▸ Task objective
From the listing below, copy word for word every line starting at the one that includes "Output the Python" and ending at the one that includes "from matplotlib.ticker import MultipleLocator"; the pictures are omitted.

▸ Source material
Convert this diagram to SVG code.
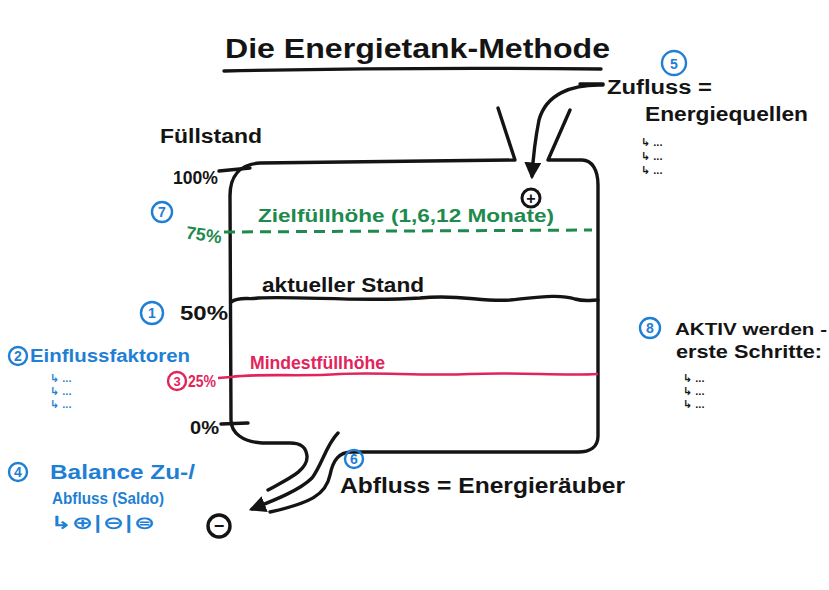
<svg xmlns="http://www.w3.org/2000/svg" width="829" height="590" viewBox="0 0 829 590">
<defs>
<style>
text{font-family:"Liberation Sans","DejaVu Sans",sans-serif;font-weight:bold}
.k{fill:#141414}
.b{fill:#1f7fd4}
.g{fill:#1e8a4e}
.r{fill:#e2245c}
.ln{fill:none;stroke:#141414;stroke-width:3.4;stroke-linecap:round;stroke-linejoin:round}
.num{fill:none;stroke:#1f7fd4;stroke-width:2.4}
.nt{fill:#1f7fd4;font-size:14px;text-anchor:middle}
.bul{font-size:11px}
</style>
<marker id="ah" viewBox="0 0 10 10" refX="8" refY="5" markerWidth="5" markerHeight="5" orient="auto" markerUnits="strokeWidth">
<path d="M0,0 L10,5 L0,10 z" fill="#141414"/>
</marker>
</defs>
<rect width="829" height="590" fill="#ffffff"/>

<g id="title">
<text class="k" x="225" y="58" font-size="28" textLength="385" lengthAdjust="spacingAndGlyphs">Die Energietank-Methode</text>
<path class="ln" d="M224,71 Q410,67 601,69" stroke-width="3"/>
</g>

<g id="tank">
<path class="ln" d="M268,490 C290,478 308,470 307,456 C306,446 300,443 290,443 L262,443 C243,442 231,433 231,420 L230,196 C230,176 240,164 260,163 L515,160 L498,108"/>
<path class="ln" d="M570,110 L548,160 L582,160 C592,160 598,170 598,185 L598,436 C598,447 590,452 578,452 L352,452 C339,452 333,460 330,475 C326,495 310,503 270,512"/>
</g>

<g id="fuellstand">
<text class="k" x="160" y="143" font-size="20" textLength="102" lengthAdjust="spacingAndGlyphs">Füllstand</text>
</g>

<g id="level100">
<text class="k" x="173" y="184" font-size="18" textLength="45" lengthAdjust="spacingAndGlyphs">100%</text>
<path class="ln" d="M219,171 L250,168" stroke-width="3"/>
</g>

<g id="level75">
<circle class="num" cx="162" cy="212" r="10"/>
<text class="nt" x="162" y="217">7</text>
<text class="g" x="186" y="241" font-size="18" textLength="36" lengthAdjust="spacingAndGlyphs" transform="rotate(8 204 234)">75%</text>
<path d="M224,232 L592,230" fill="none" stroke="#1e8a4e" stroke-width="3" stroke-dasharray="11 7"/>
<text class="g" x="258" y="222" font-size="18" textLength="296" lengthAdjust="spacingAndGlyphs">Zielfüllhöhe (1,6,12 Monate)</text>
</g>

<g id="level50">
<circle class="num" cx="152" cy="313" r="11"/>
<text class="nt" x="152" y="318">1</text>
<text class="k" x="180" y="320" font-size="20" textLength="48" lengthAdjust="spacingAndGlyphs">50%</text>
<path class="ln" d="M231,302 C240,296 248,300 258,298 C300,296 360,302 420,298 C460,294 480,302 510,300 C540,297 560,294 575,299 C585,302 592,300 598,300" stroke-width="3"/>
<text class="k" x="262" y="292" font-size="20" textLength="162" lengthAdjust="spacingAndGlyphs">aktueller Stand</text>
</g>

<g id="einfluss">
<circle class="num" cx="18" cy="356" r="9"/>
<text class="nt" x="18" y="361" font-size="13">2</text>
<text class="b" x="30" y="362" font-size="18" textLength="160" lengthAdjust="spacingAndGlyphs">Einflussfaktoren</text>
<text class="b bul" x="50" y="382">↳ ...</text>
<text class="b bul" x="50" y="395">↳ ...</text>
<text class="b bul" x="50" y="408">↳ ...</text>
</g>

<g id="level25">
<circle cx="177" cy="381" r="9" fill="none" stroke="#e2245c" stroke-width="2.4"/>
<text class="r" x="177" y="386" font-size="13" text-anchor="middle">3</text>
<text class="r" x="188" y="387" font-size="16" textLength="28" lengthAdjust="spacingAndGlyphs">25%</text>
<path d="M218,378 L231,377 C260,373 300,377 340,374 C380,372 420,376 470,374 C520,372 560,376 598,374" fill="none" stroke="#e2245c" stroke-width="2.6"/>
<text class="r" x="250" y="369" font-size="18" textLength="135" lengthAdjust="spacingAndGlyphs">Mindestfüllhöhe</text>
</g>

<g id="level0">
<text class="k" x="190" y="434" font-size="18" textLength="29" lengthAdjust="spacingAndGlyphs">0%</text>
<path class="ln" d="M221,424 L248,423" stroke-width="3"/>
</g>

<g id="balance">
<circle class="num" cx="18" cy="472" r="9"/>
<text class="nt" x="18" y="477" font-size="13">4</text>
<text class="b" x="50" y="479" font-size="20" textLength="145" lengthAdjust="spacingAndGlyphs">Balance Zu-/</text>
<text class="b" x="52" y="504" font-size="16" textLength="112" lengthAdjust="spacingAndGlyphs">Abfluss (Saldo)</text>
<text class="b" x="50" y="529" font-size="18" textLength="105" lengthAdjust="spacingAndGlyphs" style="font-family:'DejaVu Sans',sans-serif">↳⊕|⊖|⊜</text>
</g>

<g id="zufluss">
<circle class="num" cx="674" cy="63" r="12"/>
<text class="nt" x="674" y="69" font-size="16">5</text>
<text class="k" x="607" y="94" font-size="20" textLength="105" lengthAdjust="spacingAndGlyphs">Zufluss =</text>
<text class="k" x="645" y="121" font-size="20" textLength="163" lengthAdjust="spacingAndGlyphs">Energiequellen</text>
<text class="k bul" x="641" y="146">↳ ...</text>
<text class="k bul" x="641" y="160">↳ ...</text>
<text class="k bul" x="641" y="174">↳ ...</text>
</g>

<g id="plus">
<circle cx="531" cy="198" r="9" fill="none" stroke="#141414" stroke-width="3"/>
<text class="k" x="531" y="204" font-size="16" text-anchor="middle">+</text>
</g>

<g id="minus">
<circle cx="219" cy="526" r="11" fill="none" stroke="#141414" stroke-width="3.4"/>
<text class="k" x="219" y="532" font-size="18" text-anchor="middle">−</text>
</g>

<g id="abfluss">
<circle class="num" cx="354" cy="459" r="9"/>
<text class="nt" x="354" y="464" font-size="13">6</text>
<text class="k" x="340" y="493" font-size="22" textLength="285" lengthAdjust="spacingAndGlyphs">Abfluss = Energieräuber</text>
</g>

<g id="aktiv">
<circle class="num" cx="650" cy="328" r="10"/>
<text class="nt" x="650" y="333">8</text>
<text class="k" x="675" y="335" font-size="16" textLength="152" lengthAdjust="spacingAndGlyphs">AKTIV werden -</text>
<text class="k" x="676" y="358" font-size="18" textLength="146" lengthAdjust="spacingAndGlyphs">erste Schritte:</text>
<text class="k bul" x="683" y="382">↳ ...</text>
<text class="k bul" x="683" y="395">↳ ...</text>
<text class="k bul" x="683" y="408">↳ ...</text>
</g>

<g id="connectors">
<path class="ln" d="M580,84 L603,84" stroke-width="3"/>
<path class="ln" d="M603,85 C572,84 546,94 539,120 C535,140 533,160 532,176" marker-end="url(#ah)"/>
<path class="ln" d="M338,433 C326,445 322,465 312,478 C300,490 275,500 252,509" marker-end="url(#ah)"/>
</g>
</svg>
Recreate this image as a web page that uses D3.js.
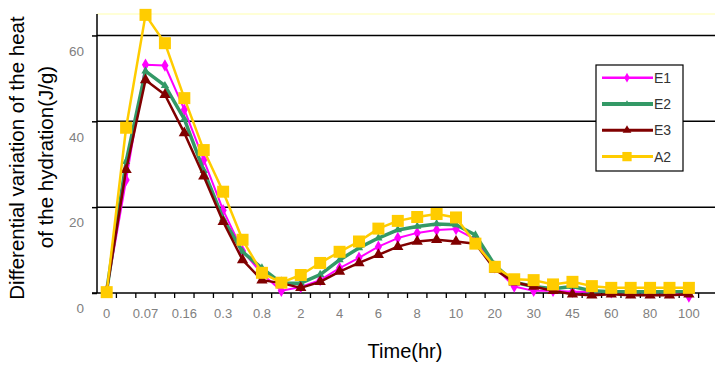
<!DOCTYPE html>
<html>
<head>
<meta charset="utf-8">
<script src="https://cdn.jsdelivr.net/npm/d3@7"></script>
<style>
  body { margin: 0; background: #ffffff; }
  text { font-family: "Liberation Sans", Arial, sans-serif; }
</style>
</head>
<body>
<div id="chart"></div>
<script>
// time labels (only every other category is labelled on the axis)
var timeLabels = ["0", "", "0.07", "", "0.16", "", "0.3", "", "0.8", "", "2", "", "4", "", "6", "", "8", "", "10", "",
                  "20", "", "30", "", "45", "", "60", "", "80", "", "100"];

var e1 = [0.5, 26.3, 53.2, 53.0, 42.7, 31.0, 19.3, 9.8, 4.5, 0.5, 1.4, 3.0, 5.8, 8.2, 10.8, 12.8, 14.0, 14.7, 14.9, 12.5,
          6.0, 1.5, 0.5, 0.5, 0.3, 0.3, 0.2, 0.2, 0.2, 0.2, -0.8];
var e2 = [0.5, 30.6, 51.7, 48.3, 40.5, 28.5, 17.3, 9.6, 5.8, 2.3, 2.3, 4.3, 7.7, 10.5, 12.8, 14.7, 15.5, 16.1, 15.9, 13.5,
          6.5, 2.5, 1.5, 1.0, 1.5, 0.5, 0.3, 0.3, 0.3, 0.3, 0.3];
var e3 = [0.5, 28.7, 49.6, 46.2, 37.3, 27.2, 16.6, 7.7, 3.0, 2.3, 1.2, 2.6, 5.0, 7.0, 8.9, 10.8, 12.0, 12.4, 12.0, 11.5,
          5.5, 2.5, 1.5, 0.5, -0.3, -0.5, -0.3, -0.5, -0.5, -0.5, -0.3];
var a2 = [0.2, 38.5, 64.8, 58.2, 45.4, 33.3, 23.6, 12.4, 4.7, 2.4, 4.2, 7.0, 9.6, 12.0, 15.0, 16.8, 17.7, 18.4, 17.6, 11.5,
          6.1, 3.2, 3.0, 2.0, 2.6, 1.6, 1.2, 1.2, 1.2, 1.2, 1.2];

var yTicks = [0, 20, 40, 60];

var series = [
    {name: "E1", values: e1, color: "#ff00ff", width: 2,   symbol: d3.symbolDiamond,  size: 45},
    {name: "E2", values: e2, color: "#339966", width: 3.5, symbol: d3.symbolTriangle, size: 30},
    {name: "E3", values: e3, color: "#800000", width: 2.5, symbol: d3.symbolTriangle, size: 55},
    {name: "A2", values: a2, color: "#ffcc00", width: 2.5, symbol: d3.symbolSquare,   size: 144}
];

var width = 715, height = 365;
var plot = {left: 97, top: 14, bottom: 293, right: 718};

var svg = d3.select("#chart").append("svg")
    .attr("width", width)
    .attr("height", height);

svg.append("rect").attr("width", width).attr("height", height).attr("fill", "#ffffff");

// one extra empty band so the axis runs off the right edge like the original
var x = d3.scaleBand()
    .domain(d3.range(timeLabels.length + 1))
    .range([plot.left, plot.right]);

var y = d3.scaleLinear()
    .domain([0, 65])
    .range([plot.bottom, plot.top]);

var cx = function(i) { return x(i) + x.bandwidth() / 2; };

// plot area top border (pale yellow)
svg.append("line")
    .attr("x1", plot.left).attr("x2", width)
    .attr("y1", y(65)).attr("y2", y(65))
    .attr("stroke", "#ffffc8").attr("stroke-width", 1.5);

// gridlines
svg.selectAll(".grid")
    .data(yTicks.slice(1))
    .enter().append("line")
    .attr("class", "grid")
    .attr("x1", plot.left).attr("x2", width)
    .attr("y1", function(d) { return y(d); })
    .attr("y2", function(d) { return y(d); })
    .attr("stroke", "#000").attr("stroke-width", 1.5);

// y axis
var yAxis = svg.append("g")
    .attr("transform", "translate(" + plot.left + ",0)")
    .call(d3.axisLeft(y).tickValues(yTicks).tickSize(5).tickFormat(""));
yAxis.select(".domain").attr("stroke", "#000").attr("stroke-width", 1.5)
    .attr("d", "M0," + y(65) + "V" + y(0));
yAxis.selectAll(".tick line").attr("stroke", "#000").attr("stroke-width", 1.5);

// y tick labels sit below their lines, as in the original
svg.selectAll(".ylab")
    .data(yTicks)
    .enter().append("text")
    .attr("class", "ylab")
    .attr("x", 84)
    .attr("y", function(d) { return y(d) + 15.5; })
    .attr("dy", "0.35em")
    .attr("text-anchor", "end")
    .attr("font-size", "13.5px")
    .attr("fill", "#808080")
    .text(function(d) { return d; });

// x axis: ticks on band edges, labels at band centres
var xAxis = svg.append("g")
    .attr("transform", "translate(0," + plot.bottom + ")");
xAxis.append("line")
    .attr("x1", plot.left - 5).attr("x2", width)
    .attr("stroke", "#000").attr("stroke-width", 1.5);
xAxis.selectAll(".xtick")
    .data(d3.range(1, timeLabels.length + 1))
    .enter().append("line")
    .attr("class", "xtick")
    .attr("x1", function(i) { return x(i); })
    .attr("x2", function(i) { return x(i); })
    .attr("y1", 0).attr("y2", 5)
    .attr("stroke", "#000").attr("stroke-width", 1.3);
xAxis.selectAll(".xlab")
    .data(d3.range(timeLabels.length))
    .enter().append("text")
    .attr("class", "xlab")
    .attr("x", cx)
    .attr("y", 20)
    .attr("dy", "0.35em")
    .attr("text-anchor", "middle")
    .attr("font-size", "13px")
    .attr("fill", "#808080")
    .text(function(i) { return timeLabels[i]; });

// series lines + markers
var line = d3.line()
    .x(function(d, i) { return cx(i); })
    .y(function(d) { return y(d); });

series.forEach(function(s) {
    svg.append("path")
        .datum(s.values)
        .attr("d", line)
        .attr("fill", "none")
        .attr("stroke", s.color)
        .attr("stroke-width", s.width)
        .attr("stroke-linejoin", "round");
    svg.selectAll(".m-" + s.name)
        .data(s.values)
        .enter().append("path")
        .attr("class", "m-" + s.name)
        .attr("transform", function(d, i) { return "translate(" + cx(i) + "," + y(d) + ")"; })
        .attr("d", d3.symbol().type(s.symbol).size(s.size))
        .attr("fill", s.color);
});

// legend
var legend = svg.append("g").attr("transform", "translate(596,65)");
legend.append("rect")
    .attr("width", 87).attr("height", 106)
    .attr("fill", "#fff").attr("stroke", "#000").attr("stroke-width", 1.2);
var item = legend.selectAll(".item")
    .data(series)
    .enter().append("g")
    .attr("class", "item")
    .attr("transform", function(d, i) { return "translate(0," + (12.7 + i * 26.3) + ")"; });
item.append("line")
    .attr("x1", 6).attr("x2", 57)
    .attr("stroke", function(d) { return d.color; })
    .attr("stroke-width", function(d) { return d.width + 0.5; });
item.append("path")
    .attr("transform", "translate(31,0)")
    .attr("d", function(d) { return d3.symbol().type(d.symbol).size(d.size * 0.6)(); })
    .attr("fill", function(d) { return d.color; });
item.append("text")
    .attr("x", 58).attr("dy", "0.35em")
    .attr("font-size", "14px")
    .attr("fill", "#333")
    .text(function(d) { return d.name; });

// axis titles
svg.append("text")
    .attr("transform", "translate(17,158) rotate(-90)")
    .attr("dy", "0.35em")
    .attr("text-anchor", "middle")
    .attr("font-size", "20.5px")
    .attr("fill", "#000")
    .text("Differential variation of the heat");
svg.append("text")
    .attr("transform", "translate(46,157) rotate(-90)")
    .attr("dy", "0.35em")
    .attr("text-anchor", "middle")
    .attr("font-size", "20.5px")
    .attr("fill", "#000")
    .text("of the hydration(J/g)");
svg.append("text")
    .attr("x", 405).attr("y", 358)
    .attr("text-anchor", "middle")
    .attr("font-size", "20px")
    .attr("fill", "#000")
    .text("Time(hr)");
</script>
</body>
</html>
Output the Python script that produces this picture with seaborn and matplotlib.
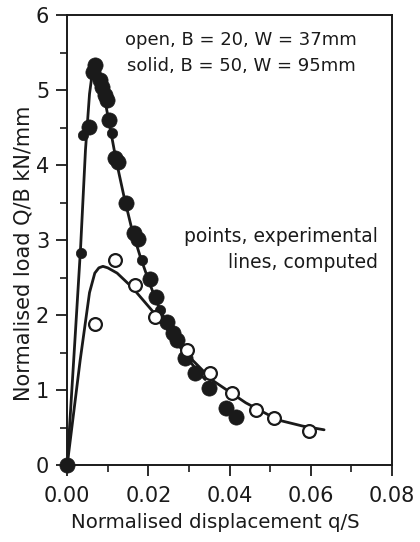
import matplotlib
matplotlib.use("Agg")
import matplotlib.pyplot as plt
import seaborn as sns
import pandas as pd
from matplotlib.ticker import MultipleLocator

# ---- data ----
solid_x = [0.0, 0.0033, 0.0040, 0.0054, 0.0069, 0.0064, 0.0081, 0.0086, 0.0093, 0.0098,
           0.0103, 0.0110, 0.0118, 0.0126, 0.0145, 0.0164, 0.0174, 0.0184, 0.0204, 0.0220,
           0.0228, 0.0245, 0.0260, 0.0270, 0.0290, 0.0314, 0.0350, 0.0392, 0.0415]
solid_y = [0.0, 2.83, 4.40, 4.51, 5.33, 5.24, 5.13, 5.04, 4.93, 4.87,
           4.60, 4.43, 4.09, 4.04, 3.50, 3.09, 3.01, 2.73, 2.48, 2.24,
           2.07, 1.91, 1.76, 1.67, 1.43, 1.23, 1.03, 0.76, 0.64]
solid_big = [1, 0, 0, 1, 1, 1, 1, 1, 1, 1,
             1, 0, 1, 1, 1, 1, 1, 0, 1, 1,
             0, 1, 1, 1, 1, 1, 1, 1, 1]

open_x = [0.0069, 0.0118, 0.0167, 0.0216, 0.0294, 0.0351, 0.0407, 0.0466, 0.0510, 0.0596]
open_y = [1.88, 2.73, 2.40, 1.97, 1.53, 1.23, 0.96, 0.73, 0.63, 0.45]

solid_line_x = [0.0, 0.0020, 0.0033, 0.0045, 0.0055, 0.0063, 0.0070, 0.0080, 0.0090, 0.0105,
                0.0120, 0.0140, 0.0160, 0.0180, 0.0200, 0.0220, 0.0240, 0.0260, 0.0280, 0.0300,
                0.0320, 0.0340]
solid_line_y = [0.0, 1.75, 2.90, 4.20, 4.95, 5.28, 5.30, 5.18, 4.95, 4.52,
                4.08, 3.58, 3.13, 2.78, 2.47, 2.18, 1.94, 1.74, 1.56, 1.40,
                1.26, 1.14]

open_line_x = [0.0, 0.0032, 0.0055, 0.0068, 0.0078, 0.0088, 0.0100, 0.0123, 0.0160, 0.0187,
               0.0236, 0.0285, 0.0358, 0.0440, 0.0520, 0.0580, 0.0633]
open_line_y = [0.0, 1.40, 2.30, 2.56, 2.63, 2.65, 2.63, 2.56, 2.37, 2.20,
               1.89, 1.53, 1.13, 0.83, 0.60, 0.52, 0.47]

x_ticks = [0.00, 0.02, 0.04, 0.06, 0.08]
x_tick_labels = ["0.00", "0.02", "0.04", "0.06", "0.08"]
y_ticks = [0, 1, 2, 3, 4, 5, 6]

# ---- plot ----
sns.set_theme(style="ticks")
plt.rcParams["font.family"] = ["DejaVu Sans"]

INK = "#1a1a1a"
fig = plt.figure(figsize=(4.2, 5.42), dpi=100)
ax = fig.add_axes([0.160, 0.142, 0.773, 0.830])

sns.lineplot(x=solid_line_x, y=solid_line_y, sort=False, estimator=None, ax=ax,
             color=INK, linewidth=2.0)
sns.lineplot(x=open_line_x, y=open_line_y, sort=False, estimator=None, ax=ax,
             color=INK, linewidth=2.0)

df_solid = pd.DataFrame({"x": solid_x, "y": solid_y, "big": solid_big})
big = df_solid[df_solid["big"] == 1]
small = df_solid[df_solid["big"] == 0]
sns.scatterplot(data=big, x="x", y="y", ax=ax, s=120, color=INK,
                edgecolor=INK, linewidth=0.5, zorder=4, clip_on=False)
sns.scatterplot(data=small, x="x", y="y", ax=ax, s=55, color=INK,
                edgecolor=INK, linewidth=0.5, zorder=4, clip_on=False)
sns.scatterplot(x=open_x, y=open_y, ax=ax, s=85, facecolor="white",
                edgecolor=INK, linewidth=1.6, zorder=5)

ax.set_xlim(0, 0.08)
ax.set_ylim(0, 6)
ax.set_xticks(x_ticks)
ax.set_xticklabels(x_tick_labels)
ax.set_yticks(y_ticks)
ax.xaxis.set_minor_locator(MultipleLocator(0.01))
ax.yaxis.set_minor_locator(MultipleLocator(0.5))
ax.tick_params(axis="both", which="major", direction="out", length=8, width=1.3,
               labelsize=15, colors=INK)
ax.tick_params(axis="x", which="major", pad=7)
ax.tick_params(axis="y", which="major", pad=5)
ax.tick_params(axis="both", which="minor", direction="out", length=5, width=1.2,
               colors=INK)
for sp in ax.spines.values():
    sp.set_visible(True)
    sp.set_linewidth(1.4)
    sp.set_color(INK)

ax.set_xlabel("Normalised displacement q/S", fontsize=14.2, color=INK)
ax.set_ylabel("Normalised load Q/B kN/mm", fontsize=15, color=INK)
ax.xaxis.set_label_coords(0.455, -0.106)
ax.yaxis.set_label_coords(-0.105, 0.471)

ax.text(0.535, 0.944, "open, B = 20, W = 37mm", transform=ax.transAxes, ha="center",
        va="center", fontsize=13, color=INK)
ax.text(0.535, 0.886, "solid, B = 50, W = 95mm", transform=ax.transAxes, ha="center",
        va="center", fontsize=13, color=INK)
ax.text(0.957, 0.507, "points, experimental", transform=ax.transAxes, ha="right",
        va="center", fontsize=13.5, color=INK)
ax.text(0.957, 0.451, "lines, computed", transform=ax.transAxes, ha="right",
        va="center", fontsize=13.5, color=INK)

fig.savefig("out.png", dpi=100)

▸ The result
Output the Python script that produces this picture with seaborn and matplotlib.
import matplotlib
matplotlib.use("Agg")
import matplotlib.pyplot as plt
import seaborn as sns
import pandas as pd
from matplotlib.ticker import MultipleLocator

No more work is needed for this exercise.